### Given information
==============================

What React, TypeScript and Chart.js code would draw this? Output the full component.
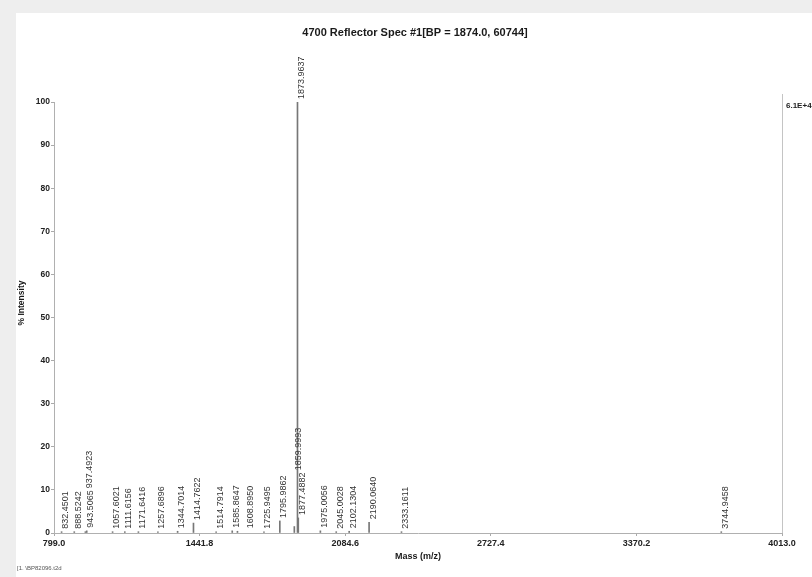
import { useEffect, useRef } from 'react';
import { Chart, registerables } from 'chart.js';

Chart.register(...registerables);

const TITLE = '4700 Reflector Spec #1[BP = 1874.0, 60744]';
const X_TITLE = 'Mass (m/z)';
const Y_TITLE = '% Intensity';
const RIGHT_LABEL = '6.1E+4';
const FOOTNOTE = '[1. \\BP82096.t2d';

const X_MIN = 799.0;
const X_MAX = 4013.0;
const X_TICKS = [799.0, 1441.8, 2084.6, 2727.4, 3370.2, 4013.0];
const Y_TICKS = [0, 10, 20, 30, 40, 50, 60, 70, 80, 90, 100];

const PEAK_MZ = [
  832.4501, 888.5242, 937.4923, 943.5065, 1057.6021, 1111.6156, 1171.6416,
  1257.6896, 1344.7014, 1414.7622, 1514.7914, 1585.8647, 1608.895, 1725.9495,
  1795.9862, 1859.9993, 1873.9637, 1877.4882, 1975.0056, 2045.0028, 2102.1304,
  2190.064, 2333.1611, 3744.9458,
];
const PEAK_INTENSITY = [
  0.3, 0.3, 0.3, 0.5, 0.3, 0.3, 0.3,
  0.3, 0.4, 2.3, 0.3, 0.5, 0.4, 0.3,
  2.8, 1.5, 100, 3.5, 0.5, 0.3, 0.4,
  2.5, 0.3, 0.3,
];
const PEAK_LABELS = [
  '832.4501', '888.5242', '937.4923', '943.5065', '1057.6021', '1111.6156', '1171.6416',
  '1257.6896', '1344.7014', '1414.7622', '1514.7914', '1585.8647', '1608.8950', '1725.9495',
  '1795.9862', '1859.9993', '1873.9637', '1877.4882', '1975.0056', '2045.0028', '2102.1304',
  '2190.0640', '2333.1611', '3744.9458',
];

const FONT = '"Liberation Sans", Arial, sans-serif';

const decorPlugin = {
  id: 'decor',
  afterDraw(chart: any) {
    const { ctx, chartArea, scales } = chart;
    const xs = scales.x;
    const ys = scales.y;
    ctx.save();

    // right frame line
    ctx.strokeStyle = '#c4c4c4';
    ctx.lineWidth = 1;
    ctx.beginPath();
    ctx.moveTo(Math.round(chartArea.right) + 0.5, chartArea.top - 8);
    ctx.lineTo(Math.round(chartArea.right) + 0.5, chartArea.bottom);
    ctx.stroke();

    // right label (clipped by canvas edge)
    ctx.fillStyle = '#222';
    ctx.font = `bold 8px ${FONT}`;
    ctx.textAlign = 'left';
    ctx.textBaseline = 'middle';
    ctx.fillText(RIGHT_LABEL, chartArea.right + 4, ys.getPixelForValue(100) + 4);

    // title
    ctx.font = `bold 11px ${FONT}`;
    ctx.textAlign = 'center';
    ctx.fillStyle = '#1a1a1a';
    ctx.fillText(TITLE, 415, 33);

    // x title
    ctx.font = `bold 9px ${FONT}`;
    ctx.fillText(X_TITLE, 418, 557);

    // y title
    ctx.save();
    ctx.translate(22, 303);
    ctx.rotate(-Math.PI / 2);
    ctx.font = `bold 8.5px ${FONT}`;
    ctx.fillText(Y_TITLE, 0, 0);
    ctx.restore();

    // footnote
    ctx.font = `6px ${FONT}`;
    ctx.textAlign = 'left';
    ctx.fillStyle = '#555';
    ctx.fillText(FOOTNOTE, 17, 568);

    // peak labels
    ctx.font = `9px ${FONT}`;
    ctx.fillStyle = '#333';
    const order = PEAK_MZ.map((_, i) => i).sort(
      (a, b) => PEAK_INTENSITY[b] - PEAK_INTENSITY[a]
    );
    const placed: { cx: number; bottom: number; len: number; px: number }[] = [];
    for (const i of order) {
      const px = xs.getPixelForValue(PEAK_MZ[i]);
      const py = ys.getPixelForValue(PEAK_INTENSITY[i]);
      const len = ctx.measureText(PEAK_LABELS[i]).width;
      let cx = px + 4;
      let bottom = py - 3;
      let moved = true;
      let guard = 0;
      while (moved && guard++ < 50) {
        moved = false;
        for (const p of placed) {
          const xOverlap = Math.abs(cx - p.cx) < 10;
          const yOverlap = bottom > p.bottom - p.len - 1 && bottom - len < p.bottom + 1;
          if (xOverlap && yOverlap) {
            if (Math.abs(px - p.px) < 4.5) bottom = p.bottom - p.len - 2;
            else cx = p.cx + 14;
            moved = true;
            break;
          }
        }
      }
      placed.push({ cx, bottom, len, px });
      ctx.save();
      ctx.translate(cx, bottom);
      ctx.rotate(-Math.PI / 2);
      ctx.textAlign = 'left';
      ctx.textBaseline = 'middle';
      ctx.fillText(PEAK_LABELS[i], 0, 0);
      ctx.restore();
    }
    ctx.restore();
  },
};

export default function App() {
  const ref = useRef<HTMLCanvasElement | null>(null);

  useEffect(() => {
    if (!ref.current) return;
    const chart = new Chart(ref.current, {
      type: 'bar',
      data: {
        datasets: [
          {
            data: PEAK_MZ.map((mz, i) => ({ x: mz, y: PEAK_INTENSITY[i] })),
            backgroundColor: '#777',
            borderWidth: 0,
            barThickness: 1,
          },
        ],
      },
      options: {
        responsive: false,
        animation: false,
        devicePixelRatio: 1,
        layout: { padding: { top: 102, right: 30, left: 0, bottom: 0 } },
        plugins: {
          legend: { display: false },
          tooltip: { enabled: false },
          title: { display: false },
        },
        scales: {
          x: {
            type: 'linear',
            offset: false,
            min: X_MIN,
            max: X_MAX,
            afterBuildTicks: (scale: any) => {
              scale.ticks = X_TICKS.map((v) => ({ value: v }));
            },
            afterFit: (scale: any) => {
              scale.height = 44;
            },
            ticks: {
              autoSkip: false,
              maxRotation: 0,
              padding: 2,
              color: '#222',
              font: { family: FONT, size: 9, weight: 'bold' },
              callback: (v: any) => Number(v).toFixed(1),
            },
            grid: { display: true, drawOnChartArea: false, offset: false, tickLength: 3, color: '#aaa' },
            border: { display: true, color: '#b0b0b0' },
          },
          y: {
            min: 0,
            max: 100,
            afterBuildTicks: (scale: any) => {
              scale.ticks = Y_TICKS.map((v) => ({ value: v }));
            },
            afterFit: (scale: any) => {
              scale.width = 54;
            },
            ticks: {
              padding: 1,
              color: '#222',
              font: { family: FONT, size: 8.5, weight: 'bold' },
            },
            grid: { display: true, drawOnChartArea: false, tickLength: 3, color: '#aaa' },
            border: { display: true, color: '#b0b0b0' },
          },
        },
      },
      plugins: [decorPlugin],
    } as any);
    return () => chart.destroy();
  }, []);

  return (
    <div style={{ position: 'fixed', left: 0, top: 0, width: 812, height: 577, background: '#eeeeee' }}>
      <div style={{ position: 'absolute', left: 16, top: 13, right: 0, bottom: 0, background: '#ffffff' }} />
      <canvas ref={ref} width={812} height={577} style={{ position: 'absolute', left: 0, top: 0, width: 812, height: 577 }} />
    </div>
  );
}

==============================

### Aim
Except for the pictures, print the data above exactly.

### Task answer
What React, TypeScript and Chart.js code would draw this? Output the full component.
import { useEffect, useRef } from 'react';
import { Chart, registerables } from 'chart.js';

Chart.register(...registerables);

const TITLE = '4700 Reflector Spec #1[BP = 1874.0, 60744]';
const X_TITLE = 'Mass (m/z)';
const Y_TITLE = '% Intensity';
const RIGHT_LABEL = '6.1E+4';
const FOOTNOTE = '[1. \\BP82096.t2d';

const X_MIN = 799.0;
const X_MAX = 4013.0;
const X_TICKS = [799.0, 1441.8, 2084.6, 2727.4, 3370.2, 4013.0];
const Y_TICKS = [0, 10, 20, 30, 40, 50, 60, 70, 80, 90, 100];

const PEAK_MZ = [
  832.4501, 888.5242, 937.4923, 943.5065, 1057.6021, 1111.6156, 1171.6416,
  1257.6896, 1344.7014, 1414.7622, 1514.7914, 1585.8647, 1608.895, 1725.9495,
  1795.9862, 1859.9993, 1873.9637, 1877.4882, 1975.0056, 2045.0028, 2102.1304,
  2190.064, 2333.1611, 3744.9458,
];
const PEAK_INTENSITY = [
  0.3, 0.3, 0.3, 0.5, 0.3, 0.3, 0.3,
  0.3, 0.4, 2.3, 0.3, 0.5, 0.4, 0.3,
  2.8, 1.5, 100, 3.5, 0.5, 0.3, 0.4,
  2.5, 0.3, 0.3,
];
const PEAK_LABELS = [
  '832.4501', '888.5242', '937.4923', '943.5065', '1057.6021', '1111.6156', '1171.6416',
  '1257.6896', '1344.7014', '1414.7622', '1514.7914', '1585.8647', '1608.8950', '1725.9495',
  '1795.9862', '1859.9993', '1873.9637', '1877.4882', '1975.0056', '2045.0028', '2102.1304',
  '2190.0640', '2333.1611', '3744.9458',
];

const FONT = '"Liberation Sans", Arial, sans-serif';

const decorPlugin = {
  id: 'decor',
  afterDraw(chart: any) {
    const { ctx, chartArea, scales } = chart;
    const xs = scales.x;
    const ys = scales.y;
    ctx.save();

    // right frame line
    ctx.strokeStyle = '#c4c4c4';
    ctx.lineWidth = 1;
    ctx.beginPath();
    ctx.moveTo(Math.round(chartArea.right) + 0.5, chartArea.top - 8);
    ctx.lineTo(Math.round(chartArea.right) + 0.5, chartArea.bottom);
    ctx.stroke();

    // right label (clipped by canvas edge)
    ctx.fillStyle = '#222';
    ctx.font = `bold 8px ${FONT}`;
    ctx.textAlign = 'left';
    ctx.textBaseline = 'middle';
    ctx.fillText(RIGHT_LABEL, chartArea.right + 4, ys.getPixelForValue(100) + 4);

    // title
    ctx.font = `bold 11px ${FONT}`;
    ctx.textAlign = 'center';
    ctx.fillStyle = '#1a1a1a';
    ctx.fillText(TITLE, 415, 33);

    // x title
    ctx.font = `bold 9px ${FONT}`;
    ctx.fillText(X_TITLE, 418, 557);

    // y title
    ctx.save();
    ctx.translate(22, 303);
    ctx.rotate(-Math.PI / 2);
    ctx.font = `bold 8.5px ${FONT}`;
    ctx.fillText(Y_TITLE, 0, 0);
    ctx.restore();

    // footnote
    ctx.font = `6px ${FONT}`;
    ctx.textAlign = 'left';
    ctx.fillStyle = '#555';
    ctx.fillText(FOOTNOTE, 17, 568);

    // peak labels
    ctx.font = `9px ${FONT}`;
    ctx.fillStyle = '#333';
    const order = PEAK_MZ.map((_, i) => i).sort(
      (a, b) => PEAK_INTENSITY[b] - PEAK_INTENSITY[a]
    );
    const placed: { cx: number; bottom: number; len: number; px: number }[] = [];
    for (const i of order) {
      const px = xs.getPixelForValue(PEAK_MZ[i]);
      const py = ys.getPixelForValue(PEAK_INTENSITY[i]);
      const len = ctx.measureText(PEAK_LABELS[i]).width;
      let cx = px + 4;
      let bottom = py - 3;
      let moved = true;
      let guard = 0;
      while (moved && guard++ < 50) {
        moved = false;
        for (const p of placed) {
          const xOverlap = Math.abs(cx - p.cx) < 10;
          const yOverlap = bottom > p.bottom - p.len - 1 && bottom - len < p.bottom + 1;
          if (xOverlap && yOverlap) {
            if (Math.abs(px - p.px) < 4.5) bottom = p.bottom - p.len - 2;
            else cx = p.cx + 14;
            moved = true;
            break;
          }
        }
      }
      placed.push({ cx, bottom, len, px });
      ctx.save();
      ctx.translate(cx, bottom);
      ctx.rotate(-Math.PI / 2);
      ctx.textAlign = 'left';
      ctx.textBaseline = 'middle';
      ctx.fillText(PEAK_LABELS[i], 0, 0);
      ctx.restore();
    }
    ctx.restore();
  },
};

export default function App() {
  const ref = useRef<HTMLCanvasElement | null>(null);

  useEffect(() => {
    if (!ref.current) return;
    const chart = new Chart(ref.current, {
      type: 'bar',
      data: {
        datasets: [
          {
            data: PEAK_MZ.map((mz, i) => ({ x: mz, y: PEAK_INTENSITY[i] })),
            backgroundColor: '#777',
            borderWidth: 0,
            barThickness: 1,
          },
        ],
      },
      options: {
        responsive: false,
        animation: false,
        devicePixelRatio: 1,
        layout: { padding: { top: 102, right: 30, left: 0, bottom: 0 } },
        plugins: {
          legend: { display: false },
          tooltip: { enabled: false },
          title: { display: false },
        },
        scales: {
          x: {
            type: 'linear',
            offset: false,
            min: X_MIN,
            max: X_MAX,
            afterBuildTicks: (scale: any) => {
              scale.ticks = X_TICKS.map((v) => ({ value: v }));
            },
            afterFit: (scale: any) => {
              scale.height = 44;
            },
            ticks: {
              autoSkip: false,
              maxRotation: 0,
              padding: 2,
              color: '#222',
              font: { family: FONT, size: 9, weight: 'bold' },
              callback: (v: any) => Number(v).toFixed(1),
            },
            grid: { display: true, drawOnChartArea: false, offset: false, tickLength: 3, color: '#aaa' },
            border: { display: true, color: '#b0b0b0' },
          },
          y: {
            min: 0,
            max: 100,
            afterBuildTicks: (scale: any) => {
              scale.ticks = Y_TICKS.map((v) => ({ value: v }));
            },
            afterFit: (scale: any) => {
              scale.width = 54;
            },
            ticks: {
              padding: 1,
              color: '#222',
              font: { family: FONT, size: 8.5, weight: 'bold' },
            },
            grid: { display: true, drawOnChartArea: false, tickLength: 3, color: '#aaa' },
            border: { display: true, color: '#b0b0b0' },
          },
        },
      },
      plugins: [decorPlugin],
    } as any);
    return () => chart.destroy();
  }, []);

  return (
    <div style={{ position: 'fixed', left: 0, top: 0, width: 812, height: 577, background: '#eeeeee' }}>
      <div style={{ position: 'absolute', left: 16, top: 13, right: 0, bottom: 0, background: '#ffffff' }} />
      <canvas ref={ref} width={812} height={577} style={{ position: 'absolute', left: 0, top: 0, width: 812, height: 577 }} />
    </div>
  );
}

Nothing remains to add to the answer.